Aujourd’hui, sortant vaille que vaille d’une longue période dépressive où ma foi en l’humanité fut largement bousculée, je me surprends à observer avec une distance étonnante le grand cirque que l’élection d’un enfant capricieux et de sa clique provoque autour de moi.
Bien sûr, ça m’a foutu un sacré coup au moral, bien sûr, j’ai eu froid dans le dos en voyant le salut nazi de Musk, mais rapidement je me suis dit que c’était une sacrée mascarade. Une dangereuse mascarade, une mascarade qui ressemble à une annonce de fin du monde. Mais une mascarade quand même.
Cela fait maintenant une bonne vingtaine d’années que nous vivons avec les réseaux sociaux. On a déjà vécu et analysé en long et en large l’effet de la désinformation lors de la première élection de Trump, et pourtant ça continue… Depuis le Sieg Heil du milliardaire mégalomane, tout le débat se cristallise là-dessus, pour ne pas parler du reste.
C’était le but, le seul et unique but de ce geste calculé et réfléchi. Et à pieds joints, malgré des exemples encore très récents de ce genre de pratique, la quasi-totalité du monde médiatique et de mon entourage d’arti-branchouilles saute dans la polémique.
Que Trump et Musk soient des racistes notoires, qu’ils véhiculent une idéologie pestilentielle ou que la culture états-unienne soit bien plus éloignée de la nôtre qu’on ne pourrait le penser de prime abord, c’est établi. Mais comme on plonge les haricots dans un bain de glace pour en stopper la cuisson, il serait temps que le débat public ne soit plus dominé par des réactions épidermiques qui surchauffent. Car c’est l’objectif de ces gestes. Quand notre Trump national, avec son col roulé et ses tatouages, balançait il y a quelques semaines qu’il ne voyait pas l’utilité d’un ministère de la Culture… plouf, à pieds joints, et moi le premier.
Je ne sais pas si la réflexion suivante est fondamentalement juste, mais de mon humble point de vue, on combat le mal à la racine. Et la racine de ce mal, c’est l’inculture, le manque d’esprit critique, un manque cruel de curiosité envers l’autre et ce qui ne nous ressemble pas, et une hypersensibilité sociétale dont chacun doit prendre conscience pour l’apprivoiser avec patience.
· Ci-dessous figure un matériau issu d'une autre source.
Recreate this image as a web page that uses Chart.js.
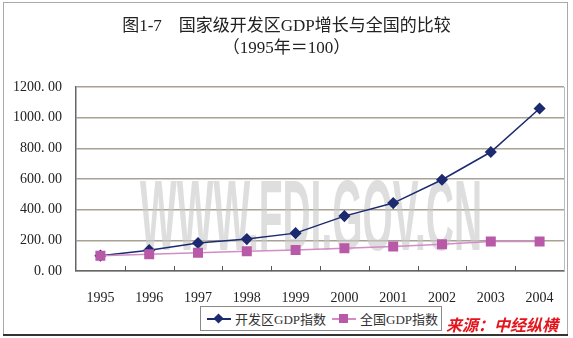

Fut un temps où je me pensais très intelligent en tentant, à coups de références et de bons mots, d’humilier mes contradicteurs. Est-ce que j’ai réussi à les faire changer d’avis ? On connaît, tous, la réponse, la petite histoire du pigeon et de l’échiquier, la goutte d’eau dans l’océan et la loi de Brandolini…
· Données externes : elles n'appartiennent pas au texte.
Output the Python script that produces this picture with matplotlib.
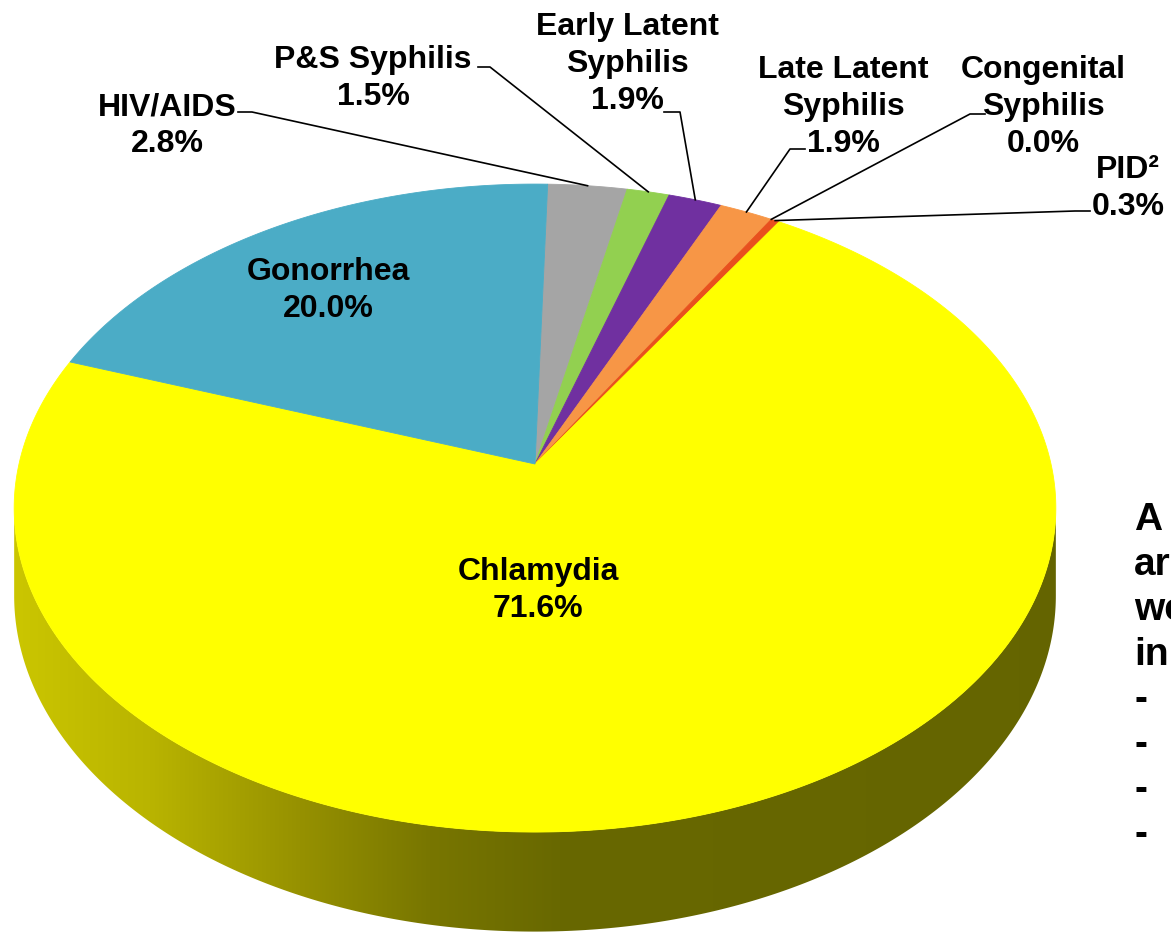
import numpy as np
import matplotlib.pyplot as plt
from matplotlib.patches import Polygon

plt.rcParams['font.family'] = ['Liberation Sans', 'DejaVu Sans']

# slices in clockwise order, starting just left of 12 o'clock
names = ['HIV/AIDS', 'P&S Syphilis', 'Early Latent\nSyphilis', 'Late Latent\nSyphilis',
         'Congenital\nSyphilis', 'PID\u00b2', 'Chlamydia', 'Gonorrhea']
pcts = [2.8, 1.5, 1.9, 1.9, 0.0, 0.3, 71.6, 20.0]
colors = ['#A5A5A5', '#92D050', '#7030A0', '#F79646', '#C0504D', '#E8501E', '#FFFF00', '#4BACC6']

# cut-off text at the right edge of the slide
side_note = ['A', 'are', 'were', 'in', '-', '-', '-', '-']

# label placement (pixels): centre x, baseline of first line
label_x = [167, 373, 627, 843, 1043, 1128, 538, 328]
label_y = [115, 68, 35, 78, 78, 178, 580, 280]
# leader lines: text end, elbow, y of the short horizontal piece
leader = [(238, 252, 113), (478, 490, 68), (664, 680, 113), (805, 790, 150),
          (985, 970, 115), (1090, 1075, 212), None, None]

W, H = 1171, 937
CX, CY = 535, 465          # apex of the pie
RX, RY, PERSP = 516, 318, 0.136
DEPTH = 86
START = 88.4


def top_xy(theta):
    t = np.radians(theta)
    s = 1 / (1 + PERSP * np.sin(t))
    return CX + RX * np.cos(t) * s, CY - RY * np.sin(t) * s


fig = plt.figure(figsize=(W / 100, H / 100), dpi=100)
ax = fig.add_axes([0, 0, 1, 1])
ax.set_xlim(0, W)
ax.set_ylim(H, 0)
ax.axis('off')

# side of the cylinder (front half only), shaded left to right
tl = 180 + np.degrees(np.arcsin(PERSP))
tr = 360 - np.degrees(np.arcsin(PERSP))
th = np.linspace(tl, tr, 400)
xs, ys = top_xy(th)
yb = ys + DEPTH / (1 + PERSP * np.sin(np.radians(th)))
side = Polygon(np.column_stack([np.r_[xs, xs[::-1]], np.r_[ys, yb[::-1]]]),
               closed=True, fc='none', ec='none')
ax.add_patch(side)

stop_x = [0, 150, 300, 430, 560, W]
stop_c = np.array([[205, 200, 0], [185, 180, 0], [150, 145, 0],
                   [120, 118, 0], [104, 104, 0], [100, 100, 0]]) / 255
px = np.arange(W)
grad = np.stack([np.interp(px, stop_x, stop_c[:, k]) for k in range(3)], axis=-1)[None, :, :]
im = ax.imshow(grad, extent=[0, W, H, 0], aspect='auto', interpolation='bilinear')
im.set_clip_path(side)
ax.set_xlim(0, W)
ax.set_ylim(H, 0)

# top surface
ang = np.array(pcts) / sum(pcts) * 360
edges = START - np.concatenate([[0], np.cumsum(ang)])
for i in range(len(pcts)):
    a0, a1 = edges[i], edges[i + 1]
    if a0 == a1:
        continue
    t = np.linspace(a0, a1, max(int(abs(a0 - a1) * 2), 3))
    xs, ys = top_xy(t)
    ax.add_patch(Polygon(np.column_stack([np.r_[CX, xs], np.r_[CY, ys]]), closed=True,
                         fc=colors[i], ec=colors[i], lw=0.6))

# labels and leader lines
for i, name in enumerate(names):
    lines = name.split('\n') + ['%.1f%%' % pcts[i]]
    for j, ln in enumerate(lines):
        ax.text(label_x[i], label_y[i] + j * 37, ln, ha='center', va='baseline',
                fontsize=23, fontweight='bold', color='black')
    if leader[i] is not None:
        x0, x1, yl = leader[i]
        mx, my = top_xy((edges[i] + edges[i + 1]) / 2)
        ax.plot([x0, x1, mx], [yl, yl, my], color='black', lw=1.2)

for k, s in enumerate(side_note):
    ax.text(1134, 530 + k * 45, s, ha='left', va='baseline', fontsize=28,
            fontweight='bold', color='black')

fig.savefig('out.png', dpi=100)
Et pour ce que ça vaut, il faut peut-être se poser la question de ce qui anime réellement des gens comme Musk ou Trump. Ils sont bien différents du bon vieux facho que l’on combat en Europe.
Fut un temps où Trump affirmait qu’il ne se présenterait jamais pour les Républicains. Et fondamentalement, je pense qu’au-delà du discours provocateur, il faut surtout y voir une soif insatiable de pouvoir.
Quand on est devenu l’homme le plus riche du monde, ce n’est pas par envie de confort matériel, c’est parce qu’on est dépendant du pouvoir. Et c’est en comprenant le discours à servir et comment le servir qu’ils en sont arrivés là.
Les gens veulent de la viande, du sucre et que ça aille vite ? Voici McDonald’s ! Ce n’est pas plus compliqué que ça… même si ça n’en reste pas moins inquiétant.
Les appels aux boycotts, c’est bien, les textes et réflexions d’un trentenaire dépressif dans mon genre, c’est bien aussi, faire entendre son désaccord face à ce qui nous révolte, c’est super. Mais je pense qu’il ne faut pas oublier d’agir autour de soi, d’aller aider quelqu’un dans la rue, de transmettre des valeurs humanistes aux enfants, d’agir pour une culture intelligente accessible et de proximité et d’être patient.
Pour finir sur une platitude : une forêt, ça se détruit en quelques semaines, mais ça prend des siècles à pousser. Peut-être qu’il vaut mieux planter des millions d’arbres plutôt que de gueuler sur les bulldozers.